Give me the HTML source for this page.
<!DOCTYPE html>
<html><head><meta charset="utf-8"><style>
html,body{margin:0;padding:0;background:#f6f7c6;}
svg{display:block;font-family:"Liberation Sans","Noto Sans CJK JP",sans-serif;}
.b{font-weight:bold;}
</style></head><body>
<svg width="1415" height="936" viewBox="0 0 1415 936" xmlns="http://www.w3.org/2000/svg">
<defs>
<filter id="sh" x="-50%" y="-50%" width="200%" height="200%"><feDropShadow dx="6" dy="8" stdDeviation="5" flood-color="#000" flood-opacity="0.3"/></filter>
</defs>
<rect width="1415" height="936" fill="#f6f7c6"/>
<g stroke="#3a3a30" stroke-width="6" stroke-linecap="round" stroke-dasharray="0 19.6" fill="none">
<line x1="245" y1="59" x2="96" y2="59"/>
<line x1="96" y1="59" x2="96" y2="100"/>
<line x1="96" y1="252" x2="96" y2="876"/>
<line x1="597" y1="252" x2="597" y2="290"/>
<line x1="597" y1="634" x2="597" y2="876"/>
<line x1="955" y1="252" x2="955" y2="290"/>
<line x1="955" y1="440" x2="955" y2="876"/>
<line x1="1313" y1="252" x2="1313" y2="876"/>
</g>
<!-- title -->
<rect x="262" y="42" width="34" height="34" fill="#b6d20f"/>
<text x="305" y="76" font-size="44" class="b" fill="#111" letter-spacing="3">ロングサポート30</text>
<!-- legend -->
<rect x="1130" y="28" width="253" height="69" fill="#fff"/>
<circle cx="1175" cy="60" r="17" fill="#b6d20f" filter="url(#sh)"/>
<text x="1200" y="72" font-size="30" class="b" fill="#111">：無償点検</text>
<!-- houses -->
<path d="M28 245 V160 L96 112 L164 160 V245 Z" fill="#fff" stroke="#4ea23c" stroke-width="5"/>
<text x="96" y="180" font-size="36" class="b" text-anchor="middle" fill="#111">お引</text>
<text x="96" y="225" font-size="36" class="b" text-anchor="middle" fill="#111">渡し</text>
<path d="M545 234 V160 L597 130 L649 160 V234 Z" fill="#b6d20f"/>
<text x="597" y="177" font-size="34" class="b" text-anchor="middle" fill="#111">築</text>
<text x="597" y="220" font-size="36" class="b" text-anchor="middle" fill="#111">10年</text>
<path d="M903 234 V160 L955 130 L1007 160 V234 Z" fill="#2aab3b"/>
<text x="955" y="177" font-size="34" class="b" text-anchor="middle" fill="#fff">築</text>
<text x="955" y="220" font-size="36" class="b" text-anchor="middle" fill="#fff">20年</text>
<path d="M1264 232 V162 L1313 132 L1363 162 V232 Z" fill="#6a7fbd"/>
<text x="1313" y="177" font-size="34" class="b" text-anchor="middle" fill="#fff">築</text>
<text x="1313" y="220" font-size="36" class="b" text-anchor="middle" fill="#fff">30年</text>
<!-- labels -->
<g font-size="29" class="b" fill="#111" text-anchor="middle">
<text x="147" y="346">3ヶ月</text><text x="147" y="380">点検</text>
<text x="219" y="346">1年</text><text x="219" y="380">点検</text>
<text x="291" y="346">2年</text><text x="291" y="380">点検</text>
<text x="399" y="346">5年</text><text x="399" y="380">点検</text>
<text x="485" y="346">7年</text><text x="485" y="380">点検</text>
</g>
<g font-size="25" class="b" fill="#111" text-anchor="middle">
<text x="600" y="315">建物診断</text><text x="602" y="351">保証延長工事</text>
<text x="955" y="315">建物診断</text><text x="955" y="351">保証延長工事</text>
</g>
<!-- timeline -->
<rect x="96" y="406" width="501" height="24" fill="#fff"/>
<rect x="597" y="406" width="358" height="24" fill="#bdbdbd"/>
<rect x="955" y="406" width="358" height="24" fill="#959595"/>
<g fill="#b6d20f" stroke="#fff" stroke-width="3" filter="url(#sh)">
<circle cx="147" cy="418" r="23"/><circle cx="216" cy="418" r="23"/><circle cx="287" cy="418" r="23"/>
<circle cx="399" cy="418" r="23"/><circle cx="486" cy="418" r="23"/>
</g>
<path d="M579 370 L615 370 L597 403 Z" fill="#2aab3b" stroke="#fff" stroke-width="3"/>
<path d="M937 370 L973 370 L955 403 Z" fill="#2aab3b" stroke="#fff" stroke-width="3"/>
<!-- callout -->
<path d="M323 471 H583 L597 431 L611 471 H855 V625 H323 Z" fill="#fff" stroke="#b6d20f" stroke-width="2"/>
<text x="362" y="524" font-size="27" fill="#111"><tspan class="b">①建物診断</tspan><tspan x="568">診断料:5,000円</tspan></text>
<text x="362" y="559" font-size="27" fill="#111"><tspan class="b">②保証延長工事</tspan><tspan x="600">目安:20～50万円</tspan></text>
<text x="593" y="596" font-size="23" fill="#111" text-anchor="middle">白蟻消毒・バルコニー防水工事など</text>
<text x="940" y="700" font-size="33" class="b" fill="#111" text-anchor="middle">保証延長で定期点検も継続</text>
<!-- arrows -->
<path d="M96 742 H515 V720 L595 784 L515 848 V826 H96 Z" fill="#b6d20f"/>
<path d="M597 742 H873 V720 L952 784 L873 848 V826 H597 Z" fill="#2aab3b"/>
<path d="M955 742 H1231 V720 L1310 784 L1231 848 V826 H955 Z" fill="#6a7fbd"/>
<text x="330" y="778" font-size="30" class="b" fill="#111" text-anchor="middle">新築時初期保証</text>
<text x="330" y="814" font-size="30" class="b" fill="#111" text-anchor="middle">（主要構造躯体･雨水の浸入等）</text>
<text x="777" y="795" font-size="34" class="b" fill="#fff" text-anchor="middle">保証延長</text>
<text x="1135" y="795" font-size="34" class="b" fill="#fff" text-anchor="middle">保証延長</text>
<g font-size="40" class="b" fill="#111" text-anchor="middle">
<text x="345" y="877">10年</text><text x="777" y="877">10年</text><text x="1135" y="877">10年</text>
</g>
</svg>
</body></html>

################

# Short task:
Set down every line of the listing above again, exactly as given.

# Solved exercise:
Give me the HTML source for this page.
<!DOCTYPE html>
<html><head><meta charset="utf-8"><style>
html,body{margin:0;padding:0;background:#f6f7c6;}
svg{display:block;font-family:"Liberation Sans","Noto Sans CJK JP",sans-serif;}
.b{font-weight:bold;}
</style></head><body>
<svg width="1415" height="936" viewBox="0 0 1415 936" xmlns="http://www.w3.org/2000/svg">
<defs>
<filter id="sh" x="-50%" y="-50%" width="200%" height="200%"><feDropShadow dx="6" dy="8" stdDeviation="5" flood-color="#000" flood-opacity="0.3"/></filter>
</defs>
<rect width="1415" height="936" fill="#f6f7c6"/>
<g stroke="#3a3a30" stroke-width="6" stroke-linecap="round" stroke-dasharray="0 19.6" fill="none">
<line x1="245" y1="59" x2="96" y2="59"/>
<line x1="96" y1="59" x2="96" y2="100"/>
<line x1="96" y1="252" x2="96" y2="876"/>
<line x1="597" y1="252" x2="597" y2="290"/>
<line x1="597" y1="634" x2="597" y2="876"/>
<line x1="955" y1="252" x2="955" y2="290"/>
<line x1="955" y1="440" x2="955" y2="876"/>
<line x1="1313" y1="252" x2="1313" y2="876"/>
</g>
<!-- title -->
<rect x="262" y="42" width="34" height="34" fill="#b6d20f"/>
<text x="305" y="76" font-size="44" class="b" fill="#111" letter-spacing="3">ロングサポート30</text>
<!-- legend -->
<rect x="1130" y="28" width="253" height="69" fill="#fff"/>
<circle cx="1175" cy="60" r="17" fill="#b6d20f" filter="url(#sh)"/>
<text x="1200" y="72" font-size="30" class="b" fill="#111">：無償点検</text>
<!-- houses -->
<path d="M28 245 V160 L96 112 L164 160 V245 Z" fill="#fff" stroke="#4ea23c" stroke-width="5"/>
<text x="96" y="180" font-size="36" class="b" text-anchor="middle" fill="#111">お引</text>
<text x="96" y="225" font-size="36" class="b" text-anchor="middle" fill="#111">渡し</text>
<path d="M545 234 V160 L597 130 L649 160 V234 Z" fill="#b6d20f"/>
<text x="597" y="177" font-size="34" class="b" text-anchor="middle" fill="#111">築</text>
<text x="597" y="220" font-size="36" class="b" text-anchor="middle" fill="#111">10年</text>
<path d="M903 234 V160 L955 130 L1007 160 V234 Z" fill="#2aab3b"/>
<text x="955" y="177" font-size="34" class="b" text-anchor="middle" fill="#fff">築</text>
<text x="955" y="220" font-size="36" class="b" text-anchor="middle" fill="#fff">20年</text>
<path d="M1264 232 V162 L1313 132 L1363 162 V232 Z" fill="#6a7fbd"/>
<text x="1313" y="177" font-size="34" class="b" text-anchor="middle" fill="#fff">築</text>
<text x="1313" y="220" font-size="36" class="b" text-anchor="middle" fill="#fff">30年</text>
<!-- labels -->
<g font-size="29" class="b" fill="#111" text-anchor="middle">
<text x="147" y="346">3ヶ月</text><text x="147" y="380">点検</text>
<text x="219" y="346">1年</text><text x="219" y="380">点検</text>
<text x="291" y="346">2年</text><text x="291" y="380">点検</text>
<text x="399" y="346">5年</text><text x="399" y="380">点検</text>
<text x="485" y="346">7年</text><text x="485" y="380">点検</text>
</g>
<g font-size="25" class="b" fill="#111" text-anchor="middle">
<text x="600" y="315">建物診断</text><text x="602" y="351">保証延長工事</text>
<text x="955" y="315">建物診断</text><text x="955" y="351">保証延長工事</text>
</g>
<!-- timeline -->
<rect x="96" y="406" width="501" height="24" fill="#fff"/>
<rect x="597" y="406" width="358" height="24" fill="#bdbdbd"/>
<rect x="955" y="406" width="358" height="24" fill="#959595"/>
<g fill="#b6d20f" stroke="#fff" stroke-width="3" filter="url(#sh)">
<circle cx="147" cy="418" r="23"/><circle cx="216" cy="418" r="23"/><circle cx="287" cy="418" r="23"/>
<circle cx="399" cy="418" r="23"/><circle cx="486" cy="418" r="23"/>
</g>
<path d="M579 370 L615 370 L597 403 Z" fill="#2aab3b" stroke="#fff" stroke-width="3"/>
<path d="M937 370 L973 370 L955 403 Z" fill="#2aab3b" stroke="#fff" stroke-width="3"/>
<!-- callout -->
<path d="M323 471 H583 L597 431 L611 471 H855 V625 H323 Z" fill="#fff" stroke="#b6d20f" stroke-width="2"/>
<text x="362" y="524" font-size="27" fill="#111"><tspan class="b">①建物診断</tspan><tspan x="568">診断料:5,000円</tspan></text>
<text x="362" y="559" font-size="27" fill="#111"><tspan class="b">②保証延長工事</tspan><tspan x="600">目安:20～50万円</tspan></text>
<text x="593" y="596" font-size="23" fill="#111" text-anchor="middle">白蟻消毒・バルコニー防水工事など</text>
<text x="940" y="700" font-size="33" class="b" fill="#111" text-anchor="middle">保証延長で定期点検も継続</text>
<!-- arrows -->
<path d="M96 742 H515 V720 L595 784 L515 848 V826 H96 Z" fill="#b6d20f"/>
<path d="M597 742 H873 V720 L952 784 L873 848 V826 H597 Z" fill="#2aab3b"/>
<path d="M955 742 H1231 V720 L1310 784 L1231 848 V826 H955 Z" fill="#6a7fbd"/>
<text x="330" y="778" font-size="30" class="b" fill="#111" text-anchor="middle">新築時初期保証</text>
<text x="330" y="814" font-size="30" class="b" fill="#111" text-anchor="middle">（主要構造躯体･雨水の浸入等）</text>
<text x="777" y="795" font-size="34" class="b" fill="#fff" text-anchor="middle">保証延長</text>
<text x="1135" y="795" font-size="34" class="b" fill="#fff" text-anchor="middle">保証延長</text>
<g font-size="40" class="b" fill="#111" text-anchor="middle">
<text x="345" y="877">10年</text><text x="777" y="877">10年</text><text x="1135" y="877">10年</text>
</g>
</svg>
</body></html>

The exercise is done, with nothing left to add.